Mr Justice Foskett said that although the 57-year-old had not been treated with as much fairness as would normally be expected, this was outweighed by the need for the public to be reassured that Haringey Council's children's services department was being reformed.
Baby Peter had 50 injuries after months of torture, despite being seen by officials around 60 times. An eventual review found that Haringey Social Services was in chaos and had made basic errors.
The judge concluded that Mr Balls's decision to remove Ms Shoesmith "cannot be impugned on the grounds of unfairness". He said he could find "no sustainable basis" for her claim that the Children's Secretary or his officials interfered in a crucial inspection report used to justify her removal.
He rejected as "too simplistic" the suggestion that Mr Balls's decision to commission the inspection was driven by party politics, and dismissed the allegation that he was improperly influenced by The Sun newspaper's petition in removing Ms Shoesmith from her post. Mr Balls said the ruling vindicated his actions.
But the judge levelled criticism at the Children's Secretary's conduct, saying he was concerned that he had told a press conference convened to announce her removal in December 2008 that Ms Shoesmith should be dismissed without compensation. "It was wrong to give support to that position, no matter how strongly some people might have felt about it," he said.

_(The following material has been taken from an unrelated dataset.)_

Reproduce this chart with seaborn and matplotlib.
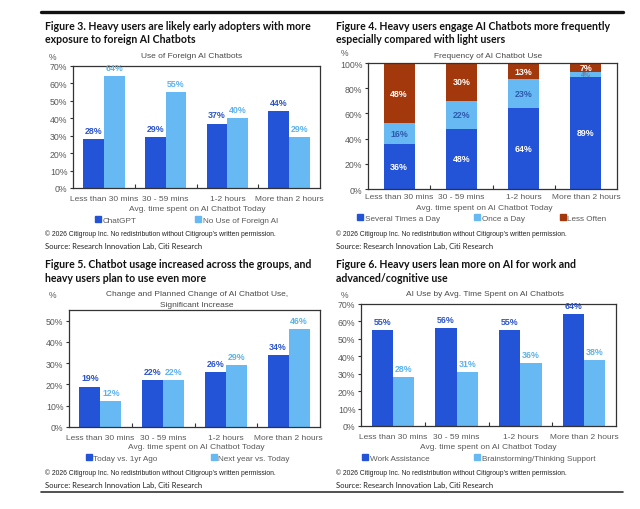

He also expressed "misgivings" that Mr Balls had made comments about Ms Shoesmith at the press conference, when she had had no opportunity to refute them. He said he dismissed her challenge with a "lurking sense of unease", saying his ruling would have been very different if there had been stronger evidence to suggest Ms Shoesmith had been made a scapegoat.
"I cannot think that any party will truly look back at how matters were handled in this case with complete satisfaction," he said.
Ms Shoesmith had accused Ofsted of breaching natural justice by failing to give her a chance to respond to the report before it was published. The judge found, however, that Ofsted had met its obligation of fairness.
But he added: "There are strong grounds for thinking that the claimant [Ms Shoesmith] and others whose roles might be questioned did not have a full, fair and measured opportunity to put over their position about their own personal responsibility for what was found, but that did not invalidate what Ofsted did."
Mr Balls said in a statement after the judgment: "The death of Baby Peter was a terrible and heinous crime.... The urgent Ofsted inspection, which I commissioned following the end of the trial, found very serious failings in children's services in Haringey.
"The fact that children were at risk meant it was right for me to take swift, decisive action.... Faced with the same situation – and on the basis of the information put before me – I would arrive at the same decision."
Ofsted's Chief Inspector, Christine Gilbert, said she was pleased the regulator's actions in the case had been "vindicated" by the High Court. She said: "Ofsted takes its role in inspecting the protection arrangements for vulnerable children very seriously. We carried out a robust inspection, came to a sound conclusion based on the evidence and acted fairly."